The accuracy of estimators based on a binary classifier

Publications in official statistics often involve estimates by domain. It is important to account for the effect of misclassifications between domains on the accuracy of these statistics. In this paper we aim to provide some guidance on the behavior of domain statistics that may be expected in practice when classification errors occur.

The accuracy of domain statistics is determined in part by the accuracy with which units are classified in their correct domains. With the increased use of administrative and other non-survey-based data sources in official statistics, as well as the development of automatic classifiers based on machine learning, it is important to account for the effect of classification errors on statistical accuracy.

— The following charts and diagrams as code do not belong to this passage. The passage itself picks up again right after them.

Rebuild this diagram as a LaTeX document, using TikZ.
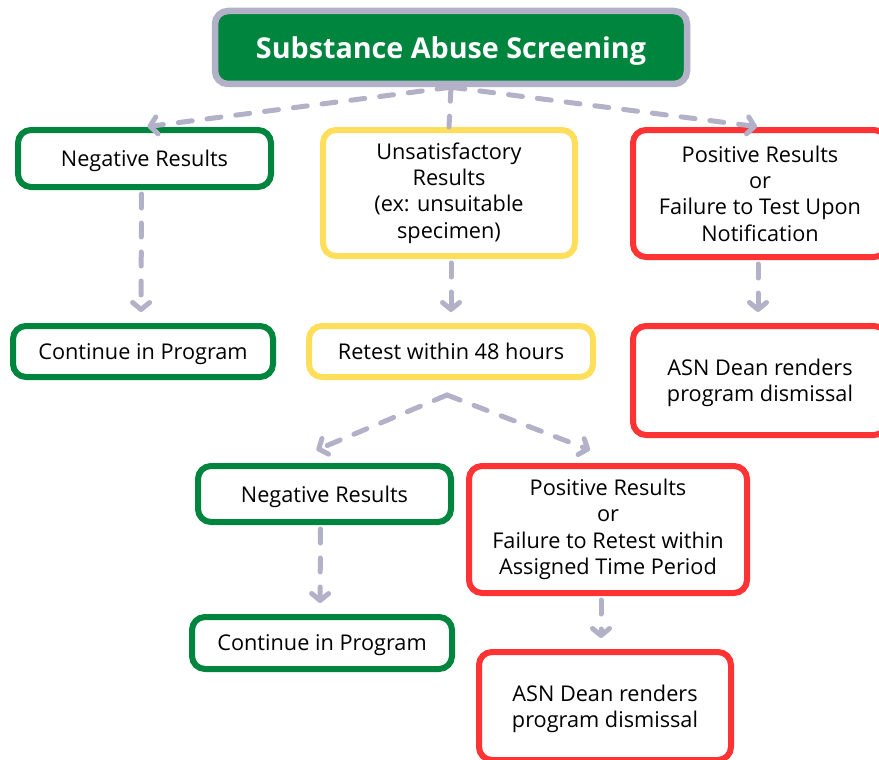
\documentclass[tikz,border=0pt]{standalone}
\usepackage{fontspec}
\setmainfont{Open Sans}
\usetikzlibrary{arrows.meta}
\definecolor{boxgreen}{RGB}{0,133,62}
\definecolor{boxyellow}{RGB}{255,222,92}
\definecolor{boxred}{RGB}{255,51,51}
\definecolor{linkgray}{RGB}{178,177,200}

\begin{document}
\begin{tikzpicture}[x=1pt,y=-1pt,
    box/.style={draw, line width=6pt, rounded corners=13pt, fill=white, align=center,
        inner sep=0pt, font=\fontsize{21.7}{26.3}\selectfont},
    greenbox/.style={box, draw=boxgreen, text depth=0pt},
    yellowbox/.style={box, draw=boxyellow},
    redbox/.style={box, draw=boxred},
    link/.style={draw=linkgray, line width=5pt, line cap=round, dash pattern=on 14pt off 15pt,
        -{Straight Barb[length=7pt,width=17pt,line cap=round,line join=round]}}]
    \useasboundingbox (0,0) rectangle (879,760);

    \node[box, draw=linkgray, fill=boxgreen, line width=6.5pt, minimum width=472pt, minimum height=73pt,
        text=white, text depth=0pt, font=\fontsize{28.7}{32}\selectfont\bfseries] (title) at (451,47.5) {Substance Abuse Screening};

    \node[greenbox, minimum width=253pt, minimum height=57pt] (neg1) at (144.5,158.5) {Negative Results};
    \node[yellowbox, minimum width=252pt, minimum height=126pt] (unsat) at (449,193) {Unsatisfactory\\Results\\(ex: unsuitable\\specimen)};
    \node[redbox, minimum width=254pt, minimum height=127pt] (pos1) at (760,193.5) {Positive Results\\or\\Failure to Test Upon\\Notification};

    \node[greenbox, minimum width=260pt, minimum height=51pt] (cont1) at (143,351.5) {Continue in Program};
    \node[yellowbox, text depth=0pt, minimum width=284pt, minimum height=51pt] (retest) at (451,351.5) {Retest within 48 hours};
    \node[redbox, text depth=0pt, minimum width=254pt, minimum height=109pt] (dean1) at (760,380.5) {ASN Dean renders\\program dismissal};

    \node[greenbox, minimum width=253pt, minimum height=56pt] (neg2) at (324.5,494) {Negative Results};
    \node[redbox, minimum width=278pt, minimum height=127pt] (pos2) at (608,529.5) {Positive Results\\or\\Failure to Retest within\\Assigned Time Period};

    \node[greenbox, minimum width=260pt, minimum height=52pt] (cont2) at (322,643) {Continue in Program};
    \node[redbox, text depth=0pt, minimum width=252pt, minimum height=108pt] (dean2) at (605,706) {ASN Dean renders\\program dismissal};

    \coordinate (fork) at (447,395);

    \draw[link, shorten >=3pt] (title.south) -- (neg1.north);
    \draw[link, -] (title.south) -- (unsat.north);
    \draw[link, shorten >=3pt] (title.south) -- (pos1.north);

    \draw[link, shorten <=4pt, shorten >=11pt] ([xshift=-3pt]neg1.south) -- ([xshift=-2pt]cont1.north);
    \draw[link, shorten <=4pt, shorten >=11pt] ([xshift=2pt]unsat.south) -- (retest.north);
    \draw[link, shorten <=4pt, shorten >=11pt] ([xshift=-2pt]pos1.south) -- ([xshift=-2pt]dean1.north);

    \draw[link] (fork) -- ([xshift=-8pt,yshift=13pt]neg2.north);
    \draw[link] (fork) -- ([xshift=-18pt,yshift=13pt]pos2.north);

    \draw[link, shorten <=4pt, shorten >=11pt] ([xshift=-4pt]neg2.south) -- ([xshift=-2pt]cont2.north);
    \draw[link, shorten <=4pt, shorten >=11pt] ([xshift=-7pt]pos2.south) -- ([xshift=-4pt]dean2.north);
\end{tikzpicture}
\end{document}
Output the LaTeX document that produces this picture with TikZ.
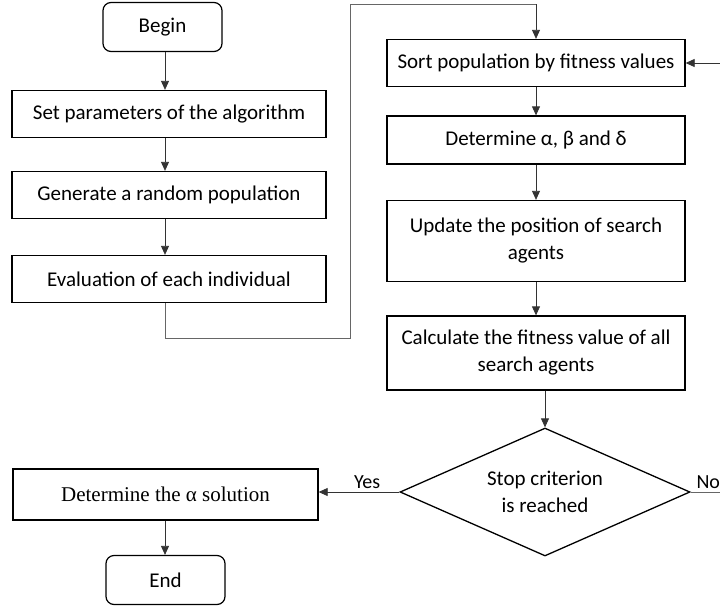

Although bias and variance formulas for estimated domain totals and growth rates under classification errors have been derived before in the literature, these expressions are relatively complicated. Using those expressions, one cannot immediately obtain insight into the effect of classification errors on domain statistics in practice. The aim of the present paper is to provide some guidance, in the form of simple rules-of-thumb, on the behavior of domain statistics that may be expected in practice when classification errors occur. To keep matters as simple as possible, we restrict attention to the common case of counts with a binary classifier. We examine the accuracy of estimated proportions, differences of estimated proportions between two periods, and growth rates of estimated counts between two periods. The results are illustrated using a real text mining application on the prevalence of cybercrime in the Netherlands.